Was machen die Notenbanken?

Werden die Notenbanken und speziell die EZB die Leitzinsen daher weiter erhöhen? Wahrscheinlich nicht, denn allein die Ansage, die Leitzinsen bis tief in das Jahr 2024 auf dem jetzigen Niveau zu halten, wirkt bereits restriktiv. Denn sie bewirkt, dass die langfristigen Renditen steigen, was wiederum die Investitionstätigkeit dämpft. Man kann auch sagen, dass die Ankündigung, dass Leitzinssenkungen noch lange nicht in Sicht sind – Lagarde sagte bei der letzten Pressekonferenz im September, man habe nicht einmal ansatzweise über Zinssenkungen gesprochen – ein Substitut für Leitzinserhöhungen darstellt.

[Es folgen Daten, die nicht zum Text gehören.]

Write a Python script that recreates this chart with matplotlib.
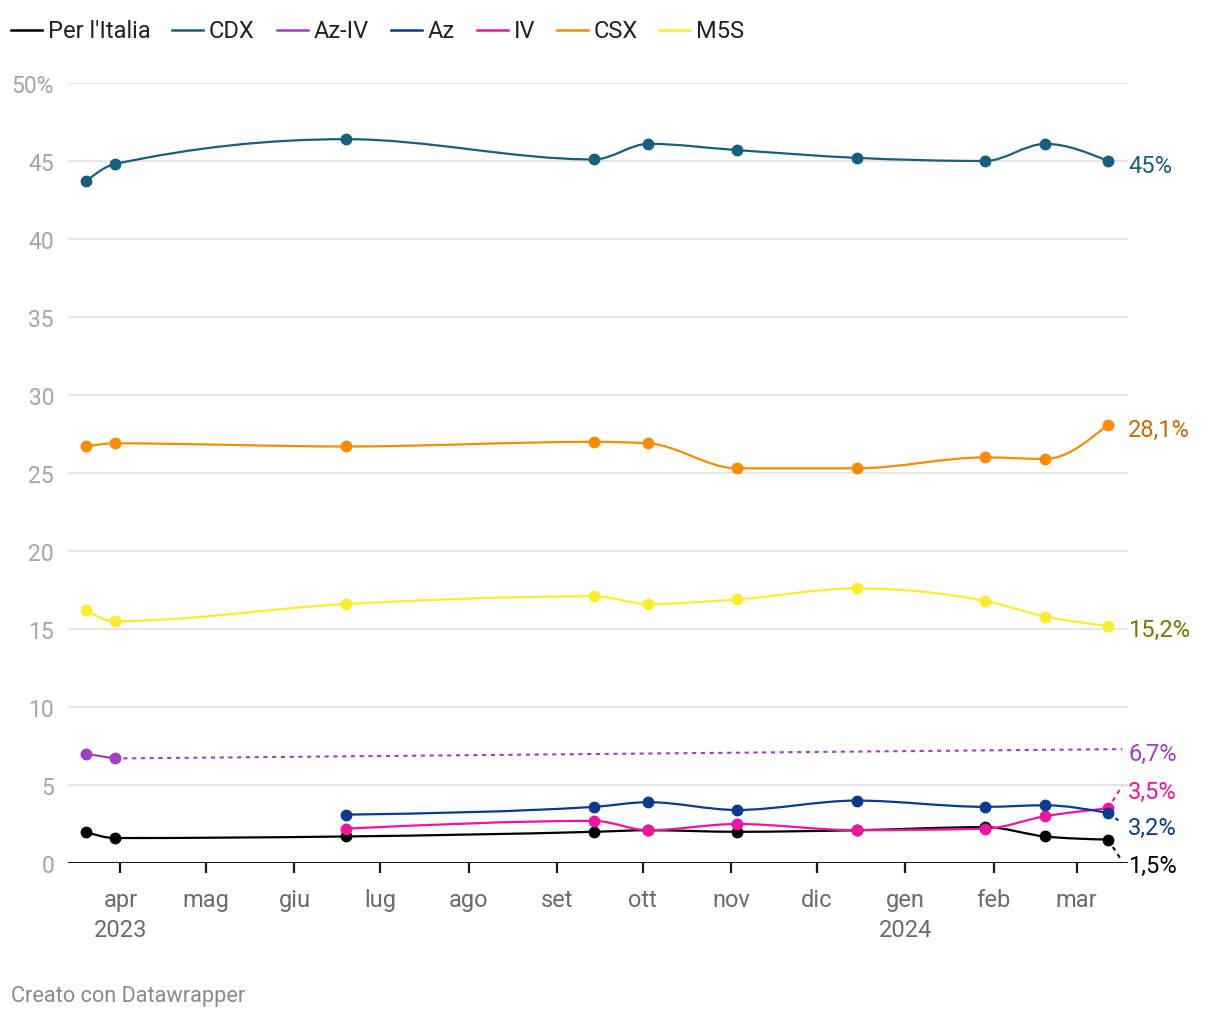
import numpy as np
import pandas as pd
import matplotlib
matplotlib.use("Agg")
import matplotlib.pyplot as plt
import matplotlib.dates as mdates
from matplotlib.path import Path
from matplotlib.patches import PathPatch
from matplotlib.lines import Line2D

plt.rcParams['font.family'] = ['Roboto', 'DejaVu Sans']

# date dei sondaggi
dates = ["2023-03-20", "2023-03-30", "2023-06-19", "2023-09-14", "2023-10-03",
         "2023-11-03", "2023-12-15", "2024-01-29", "2024-02-19", "2024-03-12"]

cdx = [43.7, 44.8, 46.4, 45.1, 46.1, 45.7, 45.2, 45.0, 46.1, 45.0]
csx = [26.7, 26.9, 26.7, 27.0, 26.9, 25.3, 25.3, 26.0, 25.9, 28.1]
m5s = [16.2, 15.5, 16.6, 17.1, 16.6, 16.9, 17.6, 16.8, 15.8, 15.2]
az_iv = [7.0, 6.7]
az = [3.1, 3.6, 3.9, 3.4, 4.0, 3.6, 3.7, 3.2]
iv = [2.2, 2.7, 2.1, 2.5, 2.1, 2.2, 3.0, 3.5]
per_italia = [2.0, 1.6, 1.7, 2.0, 2.1, 2.0, 2.1, 2.3, 1.7, 1.5]

names = ["Per l'Italia", "CDX", "Az-IV", "Az", "IV", "CSX", "M5S"]
colors = {"Per l'Italia": "#000000", "CDX": "#15607a", "Az-IV": "#a03fc0",
          "Az": "#0b3a8f", "IV": "#f0149e", "CSX": "#fa8c00", "M5S": "#fbed2b"}
label_colors = {"Per l'Italia": "#000000", "CDX": "#15607a", "Az-IV": "#a03fc0",
                "Az": "#0b3a8f", "IV": "#f0149e", "CSX": "#c86a00", "M5S": "#7d7500"}
end_labels = {"CDX": "45%", "CSX": "28,1%", "M5S": "15,2%", "Az-IV": "6,7%",
              "IV": "3,5%", "Az": "3,2%", "Per l'Italia": "1,5%"}
# posizione verticale delle etichette finali
label_y = {"CDX": 44.7, "CSX": 27.8, "M5S": 15.0, "Az-IV": 7.05,
           "IV": 4.6, "Az": 2.3, "Per l'Italia": -0.15}

xd = mdates.date2num(pd.to_datetime(dates))
series = {
    "CDX": (xd, cdx),
    "CSX": (xd, csx),
    "M5S": (xd, m5s),
    "Az-IV": (xd[:2], az_iv),
    "Per l'Italia": (xd, per_italia),
    "IV": (xd[2:], iv),
    "Az": (xd[2:], az),
}


def monotone_path(x, y):
    # curva monotona (come curveMonotoneX) tramite curve di Bezier
    x = np.asarray(x, float)
    y = np.asarray(y, float)
    n = len(x)
    h = np.diff(x)
    s = np.diff(y) / h
    t = np.zeros(n)
    for i in range(1, n - 1):
        p = (s[i - 1] * h[i] + s[i] * h[i - 1]) / (h[i - 1] + h[i])
        t[i] = (np.sign(s[i - 1]) + np.sign(s[i])) * min(abs(s[i - 1]), abs(s[i]), 0.5 * abs(p))
    if n > 2:
        t[0] = (3 * s[0] - t[1]) / 2
        t[-1] = (3 * s[-1] - t[-2]) / 2
    else:
        t[0] = t[-1] = s[0]
    verts = [(x[0], y[0])]
    codes = [Path.MOVETO]
    for i in range(n - 1):
        d = h[i] / 3
        verts += [(x[i] + d, y[i] + d * t[i]), (x[i + 1] - d, y[i + 1] - d * t[i + 1]),
                  (x[i + 1], y[i + 1])]
        codes += [Path.CURVE4] * 3
    return Path(verts, codes)


fig = plt.figure(figsize=(12.2, 10.2), dpi=100)
ax = fig.add_axes([68 / 1220, 1 - 864 / 1020, 1060 / 1220, 780 / 1020])

x0 = mdates.date2num(pd.Timestamp("2023-03-13 16:00"))
x1 = mdates.date2num(pd.Timestamp("2024-03-19"))
ax.set_xlim(x0, x1)
ax.set_ylim(0, 50)

# griglia
for v in range(5, 55, 5):
    ax.axhline(v, color="#e3e3e3", lw=1.3, zorder=0)
ax.axhline(0, color="#1a1a1a", lw=2.2, zorder=1)

for name in ["CDX", "CSX", "M5S", "Az-IV", "Per l'Italia", "IV", "Az"]:
    x, y = series[name]
    c = colors[name]
    ax.add_patch(PathPatch(monotone_path(x, y), fill=False, edgecolor=c, lw=1.6,
                           zorder=3, clip_on=False))
    ax.plot(x, y, "o", color=c, ms=7.5, zorder=4, clip_on=False)

# linee tratteggiate verso le etichette
x_end = mdates.date2num(pd.Timestamp("2024-03-17"))
conn = {"Az-IV": 7.3, "IV": 4.95, "Az": 2.55, "Per l'Italia": 0.1}
for name, ye in conn.items():
    x, y = series[name]
    ax.plot([x[-1], x_end], [y[-1], ye], ls=(0, (2, 2.2)), color=colors[name],
            lw=1.5, zorder=3, clip_on=False)

ytr = ax.get_yaxis_transform()
for name, txt in end_labels.items():
    ax.text(1.0, label_y[name], txt, transform=ytr, ha="left", va="center",
            fontsize=17, color=label_colors[name], clip_on=False)

# assi
ax.set_yticks(range(0, 55, 5))
ax.set_yticklabels([str(v) for v in range(0, 50, 5)] + ["50%"])
ax.tick_params(axis="y", length=0, pad=10, labelsize=16.5, labelcolor="#a6a6a6")

months = pd.date_range("2023-04-01", "2024-03-01", freq="MS")
mlabels = ["apr\n2023", "mag", "giu", "lug", "ago", "set", "ott", "nov", "dic",
           "gen\n2024", "feb", "mar"]
ax.set_xticks(mdates.date2num(months))
ax.set_xticklabels(mlabels, linespacing=1.4)
ax.tick_params(axis="x", length=7, width=1.6, color="#1a1a1a", pad=11,
               labelsize=17, labelcolor="#6b6b6b")
for sp in ax.spines.values():
    sp.set_visible(False)

# legenda
leg_x = [11, 172, 277, 391, 477, 557, 659]
for name, lx in zip(names, leg_x):
    fig.add_artist(Line2D([lx / 1220, (lx + 31) / 1220], [1 - 31 / 1020] * 2,
                          color=colors[name], lw=1.8, transform=fig.transFigure))
    fig.text((lx + 37) / 1220, 1 - 31 / 1020, name, ha="left", va="center",
             fontsize=17, color="#222222")

fig.text(11 / 1220, 1 - 997 / 1020, "Creato con Datawrapper", ha="left", va="center",
         fontsize=15.7, color="#8a8a8a")

fig.savefig("out.png", dpi=100)
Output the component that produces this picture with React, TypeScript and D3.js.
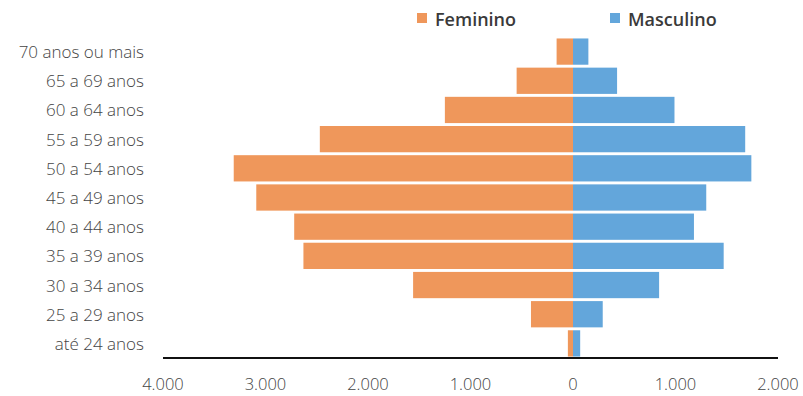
import React from "react";
import * as d3 from "d3";

const categories = [
  "70 anos ou mais",
  "65 a 69 anos",
  "60 a 64 anos",
  "55 a 59 anos",
  "50 a 54 anos",
  "45 a 49 anos",
  "40 a 44 anos",
  "35 a 39 anos",
  "30 a 34 anos",
  "25 a 29 anos",
  "até 24 anos",
];
const feminino = [160, 550, 1250, 2470, 3310, 3090, 2720, 2630, 1560, 410, 50];
const masculino = [150, 430, 990, 1680, 1740, 1300, 1180, 1470, 840, 290, 70];
const tickValues = [-4000, -3000, -2000, -1000, 0, 1000, 2000];
const seriesNames = ["Feminino", "Masculino"];

const W = 803;
const H = 396;
const ORANGE = "#EF975B";
const BLUE = "#63A6DB";

export default function App() {
  const x = d3.scaleLinear().domain([-4000, 2000]).range([163, 778]);
  const y = d3
    .scaleBand<string>()
    .domain(categories)
    .range([37, 358])
    .paddingInner(0.1)
    .paddingOuter(0.05);
  const fmt = (v: number) =>
    Math.abs(v) === 0 ? "0" : d3.format(",")(Math.abs(v)).replace(/,/g, ".");
  const font = "'Open Sans', 'Noto Sans', sans-serif";

  return (
    <svg
      width={W}
      height={H}
      style={{ position: "absolute", left: 0, top: 0, background: "#fff" }}
    >
      {categories.map((c, i) => (
        <g key={c}>
          <rect
            x={x(-feminino[i])}
            y={y(c)}
            width={x(0) - x(-feminino[i])}
            height={y.bandwidth()}
            fill={ORANGE}
          />
          <rect
            x={x(0)}
            y={y(c)}
            width={x(masculino[i]) - x(0)}
            height={y.bandwidth()}
            fill={BLUE}
          />
          <text
            x={144}
            y={(y(c) as number) + y.bandwidth() / 2}
            textAnchor="end"
            dominantBaseline="central"
            fontFamily={font}
            fontSize={17}
            fontWeight={300}
            fill="#444"
          >
            {c}
          </text>
        </g>
      ))}
      <line x1={163} x2={778} y1={358} y2={358} stroke="#111" strokeWidth={2} />
      {tickValues.map((t) => (
        <text
          key={t}
          x={x(t)}
          y={383}
          textAnchor="middle"
          dominantBaseline="central"
          fontFamily={font}
          fontSize={16.5}
          fontWeight={300}
          fill="#444"
        >
          {fmt(t)}
        </text>
      ))}
      {seriesNames.map((s, i) => {
        const lx = i === 0 ? 417 : 610;
        return (
          <g key={s}>
            <rect x={lx} y={13} width={10} height={10} fill={i === 0 ? ORANGE : BLUE} />
            <text
              x={lx + 18}
              y={18.5}
              dominantBaseline="central"
              fontFamily={font}
              fontSize={18}
              fontWeight={600}
              fill="#3a3a3a"
            >
              {s}
            </text>
          </g>
        );
      })}
    </svg>
  );
}
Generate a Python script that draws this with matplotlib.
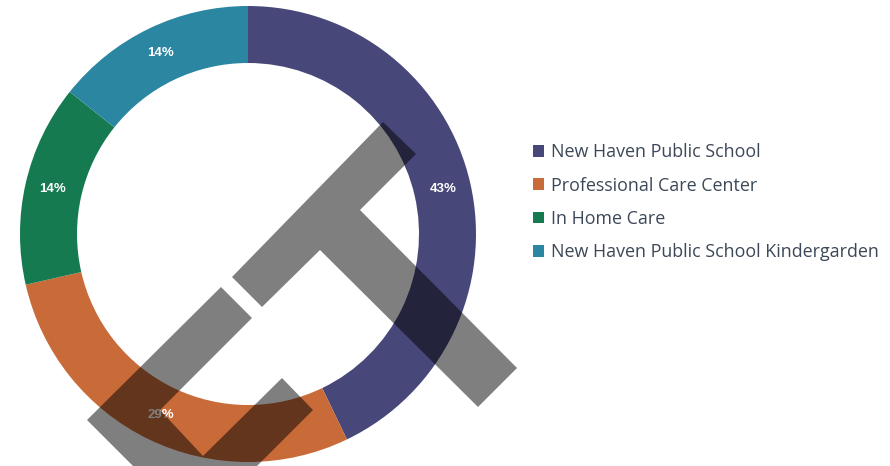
import matplotlib
matplotlib.use("Agg")
import matplotlib.pyplot as plt
from matplotlib.patches import Polygon

# data: counts per care type (share of respondents)
labels = ["New Haven Public School", "Professional Care Center",
          "In Home Care", "New Haven Public School Kindergarden"]
counts = [3, 2, 1, 1]
colors = ["#47477a", "#c86b39", "#167a50", "#2b86a2"]

W, H = 890, 466
fig = plt.figure(figsize=(W / 100, H / 100), dpi=100)
fig.patch.set_facecolor("white")

# donut axes: center (248, 234) px, radius 228 px
cx, cy, r = 248, 234, 228
ax = fig.add_axes([(cx - r) / W, (H - cy - r) / H, 2 * r / W, 2 * r / H])
wedges, texts, autotexts = ax.pie(
    counts, colors=colors, startangle=90, counterclock=False, radius=1,
    autopct="%1.0f%%", pctdistance=0.88,
    wedgeprops=dict(width=0.25, edgecolor="none"),
    textprops=dict(color="white", fontsize=9.5, fontweight="bold",
                   family="Liberation Sans"))
ax.set_xlim(-1, 1)
ax.set_ylim(-1, 1)
ax.set_aspect("equal")
ax.axis("off")

leg = fig.legend(wedges, labels, loc="upper left",
                 bbox_to_anchor=(526 / W, 1 - 136 / H),
                 frameon=False, handlelength=0.62, handleheight=0.62,
                 handletextpad=0.35, labelspacing=0.86, borderaxespad=0,
                 prop=dict(family="Open Sans", size=12.9))
for t in leg.get_texts():
    t.set_color("#3c4858")

# semi-transparent watermark over the chart (pixel coords, y from top)
marks = [
    [(383, 122), (416, 154), (360, 210), (517, 368), (478, 407),
     (320, 250), (262, 307), (232, 277)],
    [(221, 287), (252, 318), (160, 410), (203, 456), (282, 378),
     (313, 410), (253, 470), (137, 470), (87, 420)],
]
for pts in marks:
    fig.patches.append(Polygon([(x / W, 1 - y / H) for x, y in pts],
                               closed=True, transform=fig.transFigure,
                               facecolor="black", alpha=0.5,
                               edgecolor="none", figure=fig))

fig.savefig("out.png", dpi=100)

Noch gehen die Märkte von zwei bis drei Leitzinssenkungen in der Eurozone im kommenden Jahr aus. Jede Art der EZB-Kommunikation, die das in Zweifel zieht und Leitzinssenkungen ausschließt, aber auch Daten, die im Widerspruch zu der Erwartung eines nachhaltigen Rückgangs der Inflation stehen, werden die langfristigen Renditen weiter nach oben treiben. Sie würden eine weitere Zinsanhebung unseres Erachtens unwahrscheinlicher machen und die Normalisierung der Zinsstruktur vorantreiben. Statt „higher for longer“ könnte es dann bald heißen „back to normal“.